7.) Have someone come help you. Or do the first three days when your husband is home, or something. I did this by myself. Matt was super busy and gone for the first three days of our potty training week. I really wish I had had someone in the house to help me. First of all, because its messy and kind of difficult to do anything BUT watch your child’s every move. I would be nursing Chaucer while following Coco around the apartment just to make sure she didn’t sneak away and poop. I know, I am talented. The second, and maybe surprising reason is–you need someone else to keep it up when you just want to scream. You have to be so positive during the process and it gets really really really really really really really really REALLLLLLLY old. I think having a tag-team duo would be nice so that when you need to go in your room and scream into a pillow, your partner can be like Flo, the obnoxious, but ever positive Progressive Auto Insurance lady and cheer your little urine bomb on.
|Great job peeing, sweetie! Next time let’s do it in the toilet instead of all over Mommy’s book, ok??? Yay!|
8.) Umm. Poop is warm. You should just know that.
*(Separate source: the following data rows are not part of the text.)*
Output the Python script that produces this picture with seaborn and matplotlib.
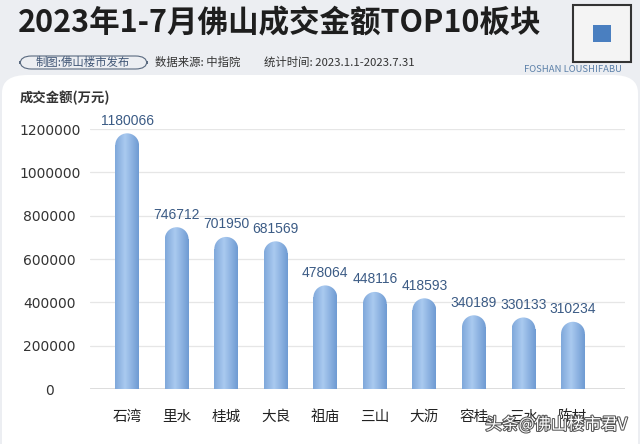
import numpy as np
import pandas as pd
import matplotlib
matplotlib.use("Agg")
import matplotlib.pyplot as plt
import seaborn as sns
from matplotlib.patches import FancyBboxPatch, Ellipse, Rectangle
from matplotlib.colors import LinearSegmentedColormap
import matplotlib.patheffects as pe

categories = ["石湾", "里水", "桂城", "大良", "祖庙", "三山", "大沥", "容桂", "三水", "陈村"]
values = [1180066, 746712, 701950, 681569, 478064, 448116, 418593, 340189, 330133, 310234]
yticks = [0, 200000, 400000, 600000, 800000, 1000000, 1200000]

title = "2023年1-7月佛山成交金额TOP10板块"
ylabel = "成交金额(万元)"

sns.set_theme(style="white")
plt.rcParams['font.family'] = ['Noto Sans CJK SC', 'DejaVu Sans']

W, H = 640, 444
fig = plt.figure(figsize=(W / 100, H / 100), dpi=100)
fig.patch.set_facecolor("#eceef2")

# white chart panel
panel = FancyBboxPatch((2 / W, -0.05), (W - 4) / W, (H - 75) / H + 0.05,
                       boxstyle="round,pad=0,rounding_size=0.04",
                       transform=fig.transFigure, facecolor="white",
                       edgecolor="none", zorder=-5)
fig.patches.append(panel)

# header texts
fig.text(18 / W, 1 - 23 / H, title, fontsize=22, fontweight="bold",
         color="#1e1e1e", va="center", ha="left")
pill = FancyBboxPatch((20 / W, 1 - 69 / H), 127 / W, 13 / H,
                      boxstyle="round,pad=0,rounding_size=0.018",
                      transform=fig.transFigure, facecolor="none",
                      edgecolor="#5a6a80", linewidth=0.8)
fig.patches.append(pill)
fig.text(83 / W, 1 - 62.5 / H, "制图:佛山楼市发布", fontsize=8.2, color="#3f5575",
         ha="center", va="center")
fig.text(155 / W, 1 - 62.5 / H, "数据来源: 中指院", fontsize=8.2, color="#333333",
         ha="left", va="center")
fig.text(264 / W, 1 - 62.5 / H, "统计时间: 2023.1.1-2023.7.31", fontsize=8.2,
         color="#333333", ha="left", va="center")
fig.text(573 / W, 1 - 70 / H, "FOSHAN LOUSHIFABU", fontsize=6.8, color="#5a7fa8",
         ha="center", va="center")
# QR placeholder
fig.patches.append(Rectangle((573 / W, 1 - 62 / H), 58 / W, 57 / H,
                             transform=fig.transFigure, facecolor="#f4f4f4",
                             edgecolor="#333333", linewidth=1.5))
fig.patches.append(Rectangle((593 / W, 1 - 42 / H), 18 / W, 17 / H,
                             transform=fig.transFigure, facecolor="#4a7fc0",
                             edgecolor="none"))

# axes
ax = fig.add_axes([90 / W, 55 / H, 535 / W, 260 / H])
ax.set_facecolor("none")
df = pd.DataFrame({"cat": categories, "val": values})
sns.barplot(data=df, x="cat", y="val", color="#8db3e2", width=0.48,
            ax=ax, zorder=3, saturation=1)

XL = (-0.75, 10.05)
ax.set_ylim(0, 1200000)
ax.set_xlim(*XL)
ax.set_yticks(yticks)
ax.set_yticklabels([str(v) for v in yticks], fontsize=10, color="#333333",
                   family="DejaVu Sans")
for t in ax.get_yticklabels():
    t.set_ha("center")
ax.tick_params(axis="y", length=0, pad=29)
ax.tick_params(axis="x", length=0, pad=15, labelsize=10.5, labelcolor="#222222")
ax.set_xlabel("")
ax.set_ylabel("")
for s in ax.spines.values():
    s.set_visible(False)
ax.grid(axis="y", color="#e6e6e6", linewidth=0.9, zorder=0)
ax.axhline(0, color="#d8d8d8", linewidth=1.2, zorder=1)

# rounded tops + gradient
g = np.linspace(0, 1, 64)
g = np.clip(1 - np.abs(g - 0.42) * 1.7, 0, 1)[None, :]
cmap = LinearSegmentedColormap.from_list("b", ["#6f9bd3", "#a9c9ef"])
ppy = 260 / 1200000.0
ppx = 535 / (XL[1] - XL[0])
for p in list(ax.patches):
    x, w, h = p.get_x(), p.get_width(), p.get_height()
    ry = (w / 2) * ppx / ppy
    p.set_visible(False)
    rect = Rectangle((x, 0), w, h - ry, transform=ax.transData)
    ell = Ellipse((x + w / 2, h - ry), w, 2 * ry, transform=ax.transData)
    for clip in (rect, ell):
        im = ax.imshow(g, cmap=cmap, aspect="auto", extent=(x, x + w, 0, h),
                       zorder=3, interpolation="bilinear")
        im.set_clip_path(clip)
ax.set_xlim(*XL)
ax.set_ylim(0, 1200000)

for i, v in enumerate(values):
    ax.annotate(str(v), (i, v), xytext=(0, 4), textcoords="offset points",
                ha="center", va="bottom", fontsize=10, color="#3b5b85",
                family="Liberation Sans", annotation_clip=False)

fig.text(20 / W, 1 - 98 / H, ylabel, fontsize=9.6, fontweight="bold",
         color="#333333", ha="left", va="center")

fig.text(627 / W, 1 - 425 / H, "头条@佛山楼市君V", fontsize=12, color="white",
         ha="right", va="center",
         path_effects=[pe.withStroke(linewidth=1.5, foreground="#555555")])

fig.savefig("out.png", dpi=100, facecolor=fig.get_facecolor())
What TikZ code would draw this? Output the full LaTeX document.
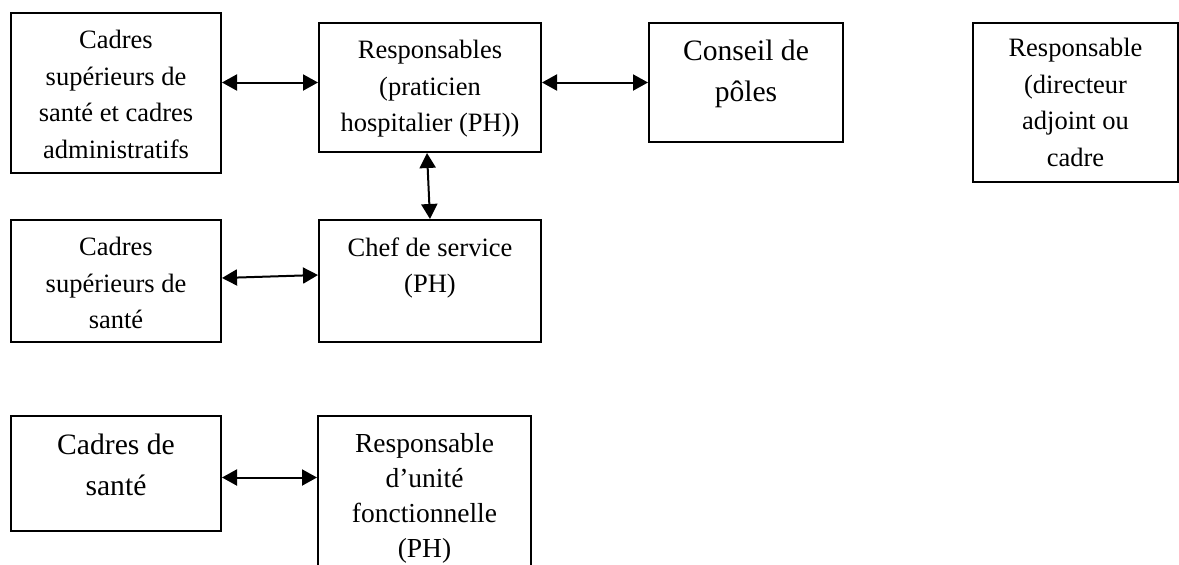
\documentclass[tikz,border=0pt]{standalone}
\usepackage{fontspec}
\setmainfont{Liberation Serif}
\usetikzlibrary{arrows.meta, positioning}

\begin{document}
\begin{tikzpicture}[
    boite/.style={rectangle, draw, line width=1pt, anchor=north west, inner sep=0pt},
    texte/.style={inner sep=0pt, align=center, font=\fontsize{13.25}{18.25}\selectfont},
    serre/.style={inner sep=0pt, align=center, font=\fontsize{13.75}{17.5}\selectfont},
    grand/.style={inner sep=0pt, align=center, font=\fontsize{14.8}{20.5}\selectfont},
    fleche/.style={{Triangle[length=7.5pt,width=8pt]}-{Triangle[length=7.5pt,width=8pt]}, line width=1pt}
]
\useasboundingbox (0,0) rectangle (589.5pt,-282pt);

% cadres
\node[boite, minimum width=105pt, minimum height=80pt] (cadsup) at (5pt,-6pt) {};
\node[boite, minimum width=105pt, minimum height=61pt] (cadsan) at (5pt,-109.5pt) {};
\node[boite, minimum width=105pt, minimum height=57.5pt] (cadres) at (5pt,-207.5pt) {};
\node[boite, minimum width=111pt, minimum height=64.5pt] (resp) at (159pt,-11pt) {};
\node[boite, minimum width=111pt, minimum height=61pt] (chef) at (159pt,-109.5pt) {};
\node[boite, minimum width=106.5pt, minimum height=81pt] (unite) at (158.5pt,-207.5pt) {};
\node[boite, minimum width=97pt, minimum height=59.5pt] (conseil) at (324pt,-11pt) {};
\node[boite, minimum width=102.5pt, minimum height=79.5pt] (direct) at (486pt,-11pt) {};

% textes
\node[texte, below=9pt of cadsup.north] (cadsup-t) {Cadres\\supérieurs de\\santé et cadres\\administratifs};
\node[texte, below=9pt of cadsan.north] (cadsan-t) {Cadres\\supérieurs de\\santé};
\node[grand, below=9.5pt of cadres.north] (cadres-t) {Cadres de\\santé};
\node[texte, below=9pt of resp.north] (resp-t) {Responsables\\(praticien\\hospitalier (PH))};
\node[texte, below=9pt of chef.north] (chef-t) {Chef de service\\(PH)};
\node[serre, below=9pt of unite.north] (unite-t) {Responsable\\d’unité\\fonctionnelle\\(PH)};
\node[grand, below=9pt of conseil.north] (conseil-t) {Conseil de\\pôles};
\node[texte, below=8pt of direct.north] (direct-t) {Responsable\\(directeur\\adjoint ou\\cadre};

% liens
\draw[fleche] (cadsup.east |- conseil.west) -- (resp.west |- conseil.west);
\draw[fleche] (resp.east |- conseil.west) -- (conseil.west);
\draw[fleche] ([xshift=-1.5pt]resp.south) -- (chef.north);
\draw[fleche] ([yshift=1.5pt]cadsan.east) -- ([yshift=3pt]chef.west);
\draw[fleche] ([yshift=-2pt]cadres.east) -- ([yshift=-2pt]cadres.east -| unite.west);

\end{tikzpicture}
\end{document}
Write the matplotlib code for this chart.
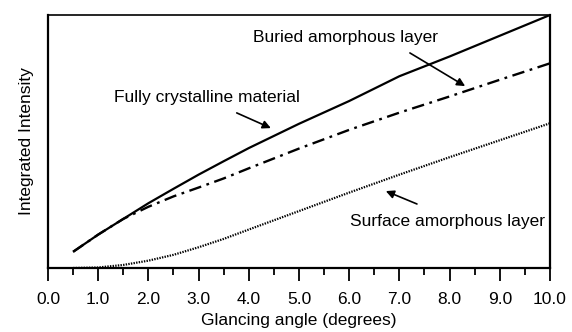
import matplotlib
matplotlib.use('Agg')
import matplotlib.pyplot as plt
import numpy as np

plt.rcParams['font.family'] = ['Liberation Sans', 'DejaVu Sans']
plt.rcParams['lines.scale_dashes'] = False

# Glancing angle (degrees)
angle = [0.5, 1.0, 1.5, 2.0, 2.5, 3.0, 3.5, 4.0, 5.0, 6.0, 7.0, 8.0, 9.0, 10.0]

# Integrated intensity (arbitrary units)
crystalline = [6.4, 13.2, 19.4, 25.6, 31.3, 36.9, 42.2, 47.4, 57.0, 66.0, 75.8, 83.6, 91.8, 100.0]
buried = [6.4, 13.2, 19.4, 24.2, 28.3, 31.8, 35.4, 39.4, 47.2, 54.6, 61.4, 67.8, 74.4, 80.9]
surface = [0.0, 0.2, 1.2, 2.9, 5.2, 8.2, 11.5, 15.2, 22.5, 29.8, 36.9, 43.8, 50.5, 57.2]

xticks = np.arange(0, 11, 1)
xtick_labels = ['%.1f' % v for v in xticks]

fig = plt.figure(figsize=(5.72, 3.32), dpi=100)
ax = fig.add_axes([0.0839, 0.1928, 0.8776, 0.762])

ax.plot(angle, crystalline, color='black', lw=1.6, solid_capstyle='butt')
ax.plot(angle, buried, color='black', lw=1.7, linestyle=(0, (9, 4, 2, 4)))
ax.plot(angle, surface, color='black', lw=1.6, linestyle=(0, (1, 0.9)))

ax.set_xlim(0, 10)
ax.set_ylim(0, 100)
ax.set_xticks(xticks)
ax.set_xticklabels(xtick_labels)
ax.set_xticks(np.arange(0.5, 10, 1), minor=True)
ax.set_yticks([])
ax.tick_params(axis='x', which='major', direction='out', length=9.5, width=1.3,
               pad=8, labelsize=12.5)
ax.tick_params(axis='x', which='minor', direction='out', length=5, width=1.3)

for side in ['left', 'bottom', 'right']:
    ax.spines[side].set_linewidth(1.6)
ax.spines['top'].set_linewidth(1.2)

ax.set_xlabel('Glancing angle (degrees)', fontsize=12.5, labelpad=4)
ax.set_ylabel('Integrated Intensity', fontsize=12.5, labelpad=10)

arrow = dict(arrowstyle='-|>', color='black', lw=1.2, mutation_scale=12,
             shrinkA=0, shrinkB=0)
ax.annotate('', xy=(8.31, 71.9), xytext=(7.21, 85.0), arrowprops=arrow)
ax.text(5.92, 91.3, 'Buried amorphous layer', ha='center', va='center', fontsize=12.5)

ax.annotate('', xy=(4.44, 55.3), xytext=(3.76, 61.3), arrowprops=arrow)
ax.text(3.17, 67.2, 'Fully crystalline material', ha='center', va='center', fontsize=12.5)

ax.annotate('', xy=(6.73, 30.4), xytext=(7.35, 25.3), arrowprops=arrow)
ax.text(7.96, 18.2, 'Surface amorphous layer', ha='center', va='center', fontsize=12.5)

fig.savefig('out.png', dpi=100)
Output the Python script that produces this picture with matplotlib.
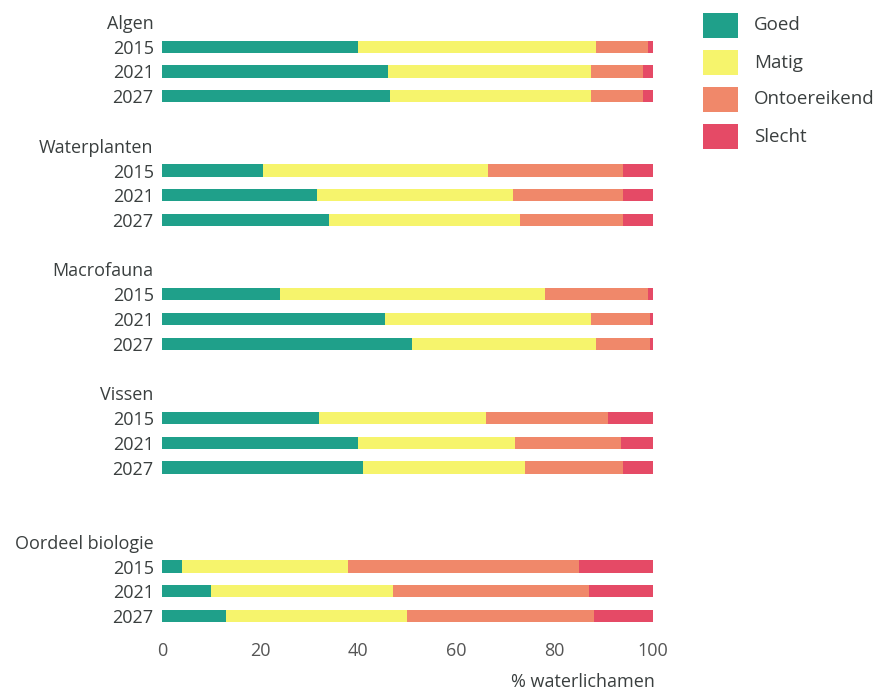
import matplotlib
matplotlib.use("Agg")
import matplotlib.pyplot as plt
from matplotlib.patches import Rectangle

# Groups and years
groups = ["Algen", "Waterplanten", "Macrofauna", "Vissen", "Oordeel biologie"]
years = ["2015", "2021", "2027"]
categories = ["Goed", "Matig", "Ontoereikend", "Slecht"]

# Share of water bodies (%) per group, per year (2015, 2021, 2027)
goed = {
    "Algen": [40, 46, 46.5],
    "Waterplanten": [20.5, 31.5, 34],
    "Macrofauna": [24, 45.5, 51],
    "Vissen": [32, 40, 41],
    "Oordeel biologie": [4, 10, 13],
}
matig = {
    "Algen": [48.5, 41.5, 41],
    "Waterplanten": [46, 40, 39],
    "Macrofauna": [54, 42, 37.5],
    "Vissen": [34, 32, 33],
    "Oordeel biologie": [34, 37, 37],
}
ontoereikend = {
    "Algen": [10.5, 10.5, 10.5],
    "Waterplanten": [27.5, 22.5, 21],
    "Macrofauna": [21, 12, 11],
    "Vissen": [25, 21.5, 20],
    "Oordeel biologie": [47, 40, 38],
}
slecht = {
    "Algen": [1, 2, 2],
    "Waterplanten": [6, 6, 6],
    "Macrofauna": [1, 0.5, 0.5],
    "Vissen": [9, 6.5, 6],
    "Oordeel biologie": [15, 13, 12],
}
x_ticks = [0, 20, 40, 60, 80, 100]

colors = ["#1fa08a", "#f6f46c", "#f0886a", "#e54a66"]
text_color = "#3a3f3f"

plt.rcParams["font.family"] = ["Open Sans", "DejaVu Sans"]

fig = plt.figure(figsize=(8.74, 6.93), dpi=100)
W, H = 874, 693
top_px, bot_px = 10, 630
ax = fig.add_axes([162 / W, 1 - bot_px / H, 490.5 / W, (bot_px - top_px) / H])

# Row layout: group title row followed by three year rows
row_h = 24.75
title_rows = [0, 5, 10, 15, 21]
series = [goed, matig, ontoereikend, slecht]

tick_pos, tick_lab = [], []
for g, t in zip(groups, title_rows):
    tick_pos.append(t)
    tick_lab.append(g)
    for i, yr in enumerate(years):
        y = t + 1 + i
        left = 0
        for s, c in zip(series, colors):
            v = s[g][i]
            ax.barh(y, v, left=left, height=0.5, color=c, edgecolor="none")
            left += v
        tick_pos.append(y)
        tick_lab.append(yr)

ax.set_xlim(0, 100)
ax.set_ylim((bot_px - 22) / row_h, (top_px - 22) / row_h)

ax.set_yticks(tick_pos)
ax.set_yticklabels(tick_lab, fontsize=13, color=text_color)
ax.tick_params(axis="y", length=0, pad=6)
ax.set_xticks(x_ticks)
ax.set_xticklabels([str(v) for v in x_ticks], fontsize=13, color="#555555")
ax.tick_params(axis="x", length=0, pad=9)

for sp in ax.spines.values():
    sp.set_visible(False)

fig.text(655 / W, 1 - 682 / H, "% waterlichamen",
         ha="right", va="center", fontsize=13, color=text_color)

# Legend: colour swatches with labels, top right
for k, (lab, c) in enumerate(zip(categories, colors)):
    y_top = 13 + 37 * k
    fig.add_artist(Rectangle((703 / W, 1 - (y_top + 25) / H), 35 / W, 25 / H,
                             transform=fig.transFigure, facecolor=c,
                             edgecolor="none"))
    fig.text(754 / W, 1 - (y_top + 12.5) / H, lab, ha="left", va="center",
             fontsize=13.5, color=text_color)

fig.savefig("out.png", dpi=100, facecolor="white")
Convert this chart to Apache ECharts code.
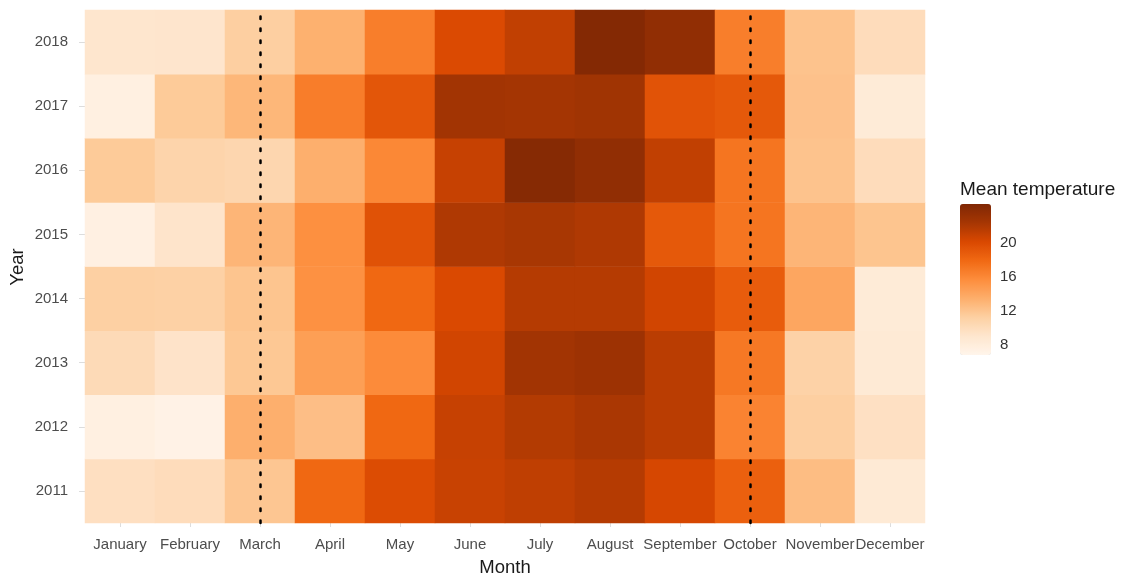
<!DOCTYPE html>
<html>
<head>
<meta charset="utf-8">
<script src="https://cdn.jsdelivr.net/npm/echarts@6/dist/echarts.min.js"></script>
<style>
html,body{margin:0;padding:0;background:#fff;}
#chart{width:1122px;height:575px;}
</style>
</head>
<body>
<div id="chart"></div>
<script>
const months = ['January','February','March','April','May','June','July','August','September','October','November','December'];
const years = ['2011','2012','2013','2014','2015','2016','2017','2018'];
// mean temperature per month, one array per year
const t2011 = [9.7, 10.0, 11.9, 18.0, 19.9, 20.9, 21.3, 21.7, 20.3, 18.5, 12.5, 8.5];
const t2012 = [7.6, 7.2, 13.4, 12.4, 18.0, 21.0, 21.8, 22.2, 21.5, 16.3, 11.3, 9.6];
const t2013 = [10.2, 9.3, 11.8, 14.5, 15.8, 20.5, 22.6, 22.9, 21.5, 17.0, 11.0, 8.5];
const t2014 = [11.2, 11.1, 12.0, 15.4, 18.0, 20.1, 21.7, 21.7, 20.5, 18.8, 14.0, 8.3];
const t2015 = [7.5, 9.2, 13.0, 15.5, 19.5, 22.0, 22.3, 22.0, 19.0, 17.2, 13.0, 12.0];
const t2016 = [11.6, 10.8, 10.6, 13.4, 16.0, 21.0, 24.2, 23.6, 21.2, 17.2, 12.1, 10.0];
const t2017 = [7.6, 11.6, 12.9, 16.7, 19.2, 22.6, 22.5, 22.7, 19.4, 19.0, 12.2, 8.3];
const t2018 = [9.0, 9.1, 11.3, 13.3, 16.6, 20.0, 21.2, 24.3, 23.6, 16.6, 12.1, 10.0];
const legendTicks = [8, 12, 16, 20];
const scaleMin = 6.8, scaleMax = 24.6;
const markedMonths = ['March', 'October'];
const oranges = ['#FFF5EB','#FEE6CE','#FDD0A2','#FDAE6B','#FD8D3C','#F16913','#D94801','#A63603','#7F2704'];

const rows = [t2011, t2012, t2013, t2014, t2015, t2016, t2017, t2018];
const data = [];
rows.forEach((r, yi) => r.forEach((v, xi) => data.push([xi, yi, v])));

const chart = echarts.init(document.getElementById('chart'), null, {renderer: 'canvas'});
const labelColor = '#4d4d4d';
const tickLine = {color: 'rgba(255,255,255,0.6)', width: 1};
chart.setOption({
  backgroundColor: '#ffffff',
  animation: false,
  textStyle: {fontFamily: 'Liberation Sans, Arial, sans-serif'},
  title: {
    text: 'Mean temperature', left: 960, top: 180, padding: 0,
    textStyle: {fontSize: 19, fontWeight: 'normal', color: '#1a1a1a'}
  },
  graphic: [{
    type: 'text', x: 18, y: 267, rotation: Math.PI / 2,
    style: {text: 'Year', fontSize: 18.5, fill: '#1a1a1a', align: 'center', verticalAlign: 'middle',
            fontFamily: 'Liberation Sans, Arial, sans-serif'}
  }],
  grid: [
    {left: 85, right: 197, top: 10, bottom: 52, containLabel: false, outerBoundsMode: 'none'},
    {left: 960, top: 204, width: 31, height: 151, containLabel: false, outerBoundsMode: 'none'}
  ],
  xAxis: [
    {
      type: 'category', data: months, gridIndex: 0,
      name: 'Month', nameLocation: 'middle', nameGap: 35,
      nameTextStyle: {fontSize: 18.5, color: '#1a1a1a'},
      axisLine: {show: false},
      axisTick: {show: true, alignWithLabel: true, length: 4, lineStyle: {color: '#dddddd'}},
      axisLabel: {fontSize: 15, color: labelColor, margin: 14, interval: 0, hideOverlap: false},
      splitLine: {show: false}
    },
    {type: 'value', gridIndex: 1, show: false, min: 0, max: 1}
  ],
  yAxis: [
    {
      type: 'category', data: years, gridIndex: 0,
      axisLine: {show: false},
      axisTick: {show: true, alignWithLabel: true, length: 6, lineStyle: {color: '#dddddd'}},
      axisLabel: {fontSize: 15, color: labelColor, margin: 17},
      splitLine: {show: false}
    },
    {
      type: 'value', gridIndex: 1, position: 'right', min: scaleMin, max: scaleMax,
      axisLine: {show: false},
      axisLabel: {fontSize: 15, color: '#333333', margin: 9, customValues: legendTicks},
      axisTick: {show: true, inside: true, length: 6, lineStyle: tickLine, customValues: legendTicks},
      splitLine: {show: false}
    },
    {
      type: 'value', gridIndex: 1, position: 'left', min: scaleMin, max: scaleMax,
      axisLine: {show: false},
      axisTick: {show: true, inside: true, length: 6, lineStyle: tickLine, customValues: legendTicks},
      axisLabel: {show: false},
      splitLine: {show: false}
    }
  ],
  visualMap: {
    type: 'continuous', min: scaleMin, max: scaleMax, seriesIndex: 0,
    calculable: false, left: 960, top: 204, itemWidth: 31, itemHeight: 151,
    padding: 0, inRange: {color: oranges}
  },
  series: [
    {
      type: 'heatmap', xAxisIndex: 0, yAxisIndex: 0, data: data,
      itemStyle: {borderWidth: 0},
      emphasis: {disabled: true},
      markLine: {
        silent: true, symbol: ['none', 'none'], label: {show: false},
        lineStyle: {color: '#000000', width: 2.5, type: [2.5, 9.5], cap: 'round'},
        data: markedMonths.map(m => ({xAxis: m}))
      }
    },
    {type: 'scatter', xAxisIndex: 1, yAxisIndex: 1, data: []}
  ]
});
</script>
</body>
</html>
9.) Choose to laugh instead of crying. I didn’t do so well at this at the end of every day. I’m not kidding, potty training can be an intense exercise for both you and your kid. It was emotionally taxing for Cosette and me. She didn’t like the change, and it came out in her behavior. Consequently, it affected my behavior. Vicious cycle.
10.) Plan to have your sleep interrupted. Because we went cold turkey, Coco would sleep in panties. We put down bed liners (that’s another thing to add to your list if you want to cut down the laundry situation), but she would wake up in the night or early in the morning either wet or needing to pee. I think this was a good thing, but during the week it was really exhausting. Now we have her sleep in Pull Ups, just to make our lives easier. But it was good for her to have the whole wet thing reinforced.
11.) Finally, don’t let anyone convince you that you can get it done in X amount of time. I was under the firm conviction that Coco WOULD be potty trained in 3 days. Because of some book or something. And Coco is not a dumb kid. She’s sharp as a tack, but for whatever reason, it took about 5 days for her to get the hang of it. And we’re still working on it. She mostly pees in the toilet, but I dread her daily poops. Blech. We typically hear her announce her deed when its too late. We rush to the toilet, drop the sucker in, and remind her for the one zillianth time that she needs to tell us before it happens, but great job and bye bye poo poo blah blah blah. You see how that could be emotionally draining?
Anyways, I don’t consider myself an expert on potty training. At all. But I do wish someone would have warned me about how truly exhausting it is–both physically and emotionally. I guess just plan for the absolute worst and then maybe if your kid is amazingly quick at it you’ll be pleasantly surprised. I’ve heard of those chillens that just go once on the toilet and have it down forever. Lucky parents. Oh well. We got through it.